Recently we have hit a few bumps in the road. When a congregation tries new things, conflicts can arise. The economy is still bad, and our annual canvass may fall short this year even though most of us have increased our pledges generously. And Kidango plans to double our rent. But every journey has its setbacks, and you have already crossed much wider rivers than this one. It has been said that whatever doesn't kill us can make us stronger, and you have grown stronger by toiling across some steep and rocky terrain. And if you do feel yourself stumble, or if anything happens that weakens your dedication to the path of Unitarian Universalism, please tell me. I cannot respond to concerns I don't know about.

No long journey is easy. But our steps are lighter when we are on a path that feels right and we know we're moving toward our goal.

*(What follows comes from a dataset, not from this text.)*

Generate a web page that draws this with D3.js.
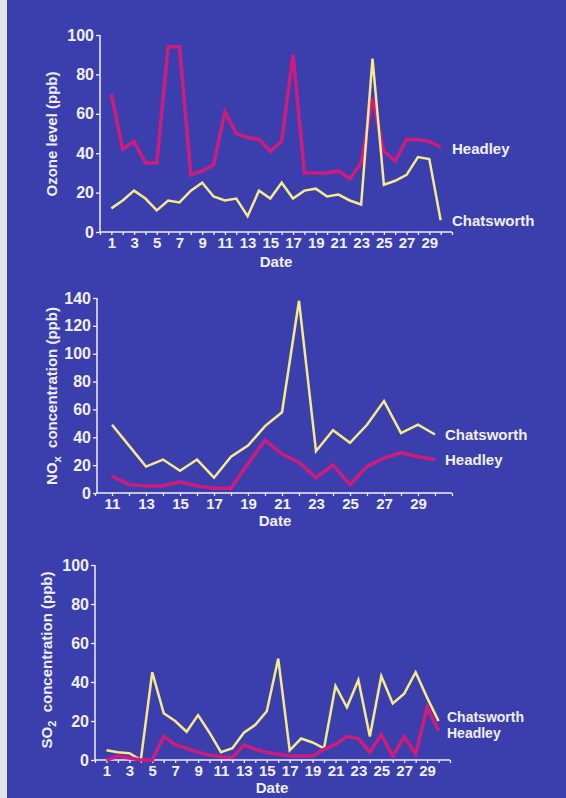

And at Mission Peak, our goal is the realization of simple yet profound spiritual values:

To treat all people kindly, because they are our brothers and sisters; To take good care of the Earth, because it is our home; To live lives full of goodness and love, because that is how we will become the best people we can be. And to do these things in a congregation where we learn from many religions and philosophies, and from science, art, literature, the lessons of everyday life, and all that happens in the larger world.

We are on a good path, moving in a good direction. So Happy Birthday, Mission Peak on your Big One-Oh. May your lovely chalice be kindled week after week, burning brightly with the flame of freedom, the fire of commitment, the light of new truth, and the warmth of community.